## [What you will do]
Exactly the lines from the one that contains "What matplotlib code" to the one that contains "yticks = [-110, -105, -100, -95, -90, -85, -80]", both lines included, should be copied, and no others.

-- Begin Task material --

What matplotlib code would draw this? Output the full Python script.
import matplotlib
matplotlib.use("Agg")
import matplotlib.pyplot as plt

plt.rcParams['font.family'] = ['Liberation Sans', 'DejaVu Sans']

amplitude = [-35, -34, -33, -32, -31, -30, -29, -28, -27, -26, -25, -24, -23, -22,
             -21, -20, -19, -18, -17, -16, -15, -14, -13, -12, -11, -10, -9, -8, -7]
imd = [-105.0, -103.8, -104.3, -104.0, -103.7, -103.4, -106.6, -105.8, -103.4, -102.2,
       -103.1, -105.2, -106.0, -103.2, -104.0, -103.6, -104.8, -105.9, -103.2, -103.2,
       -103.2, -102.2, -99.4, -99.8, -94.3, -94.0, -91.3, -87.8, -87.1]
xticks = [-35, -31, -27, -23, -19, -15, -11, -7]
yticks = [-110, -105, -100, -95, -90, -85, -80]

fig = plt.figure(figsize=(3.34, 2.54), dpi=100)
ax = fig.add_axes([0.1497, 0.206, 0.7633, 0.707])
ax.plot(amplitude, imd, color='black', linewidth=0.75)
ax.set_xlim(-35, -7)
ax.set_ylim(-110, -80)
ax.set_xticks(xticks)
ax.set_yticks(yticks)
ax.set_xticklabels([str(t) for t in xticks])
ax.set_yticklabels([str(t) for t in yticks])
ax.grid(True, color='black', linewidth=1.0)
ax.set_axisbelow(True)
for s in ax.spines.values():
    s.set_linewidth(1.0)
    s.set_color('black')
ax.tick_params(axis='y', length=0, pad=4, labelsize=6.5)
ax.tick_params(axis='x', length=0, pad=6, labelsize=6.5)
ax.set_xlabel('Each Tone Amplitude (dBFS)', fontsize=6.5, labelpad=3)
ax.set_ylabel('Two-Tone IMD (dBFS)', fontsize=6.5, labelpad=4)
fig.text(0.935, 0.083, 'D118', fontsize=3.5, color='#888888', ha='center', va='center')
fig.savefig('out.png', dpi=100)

-- End Task material --
-- Begin Task material --

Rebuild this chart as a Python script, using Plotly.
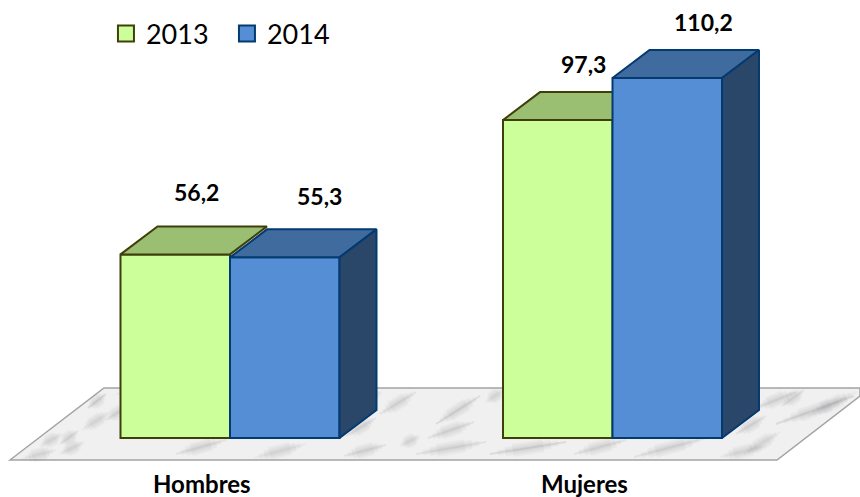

-- End Task material --

## [Written solution]
What matplotlib code would draw this? Output the full Python script.
import matplotlib
matplotlib.use("Agg")
import matplotlib.pyplot as plt

plt.rcParams['font.family'] = ['Liberation Sans', 'DejaVu Sans']

amplitude = [-35, -34, -33, -32, -31, -30, -29, -28, -27, -26, -25, -24, -23, -22,
             -21, -20, -19, -18, -17, -16, -15, -14, -13, -12, -11, -10, -9, -8, -7]
imd = [-105.0, -103.8, -104.3, -104.0, -103.7, -103.4, -106.6, -105.8, -103.4, -102.2,
       -103.1, -105.2, -106.0, -103.2, -104.0, -103.6, -104.8, -105.9, -103.2, -103.2,
       -103.2, -102.2, -99.4, -99.8, -94.3, -94.0, -91.3, -87.8, -87.1]
xticks = [-35, -31, -27, -23, -19, -15, -11, -7]
yticks = [-110, -105, -100, -95, -90, -85, -80]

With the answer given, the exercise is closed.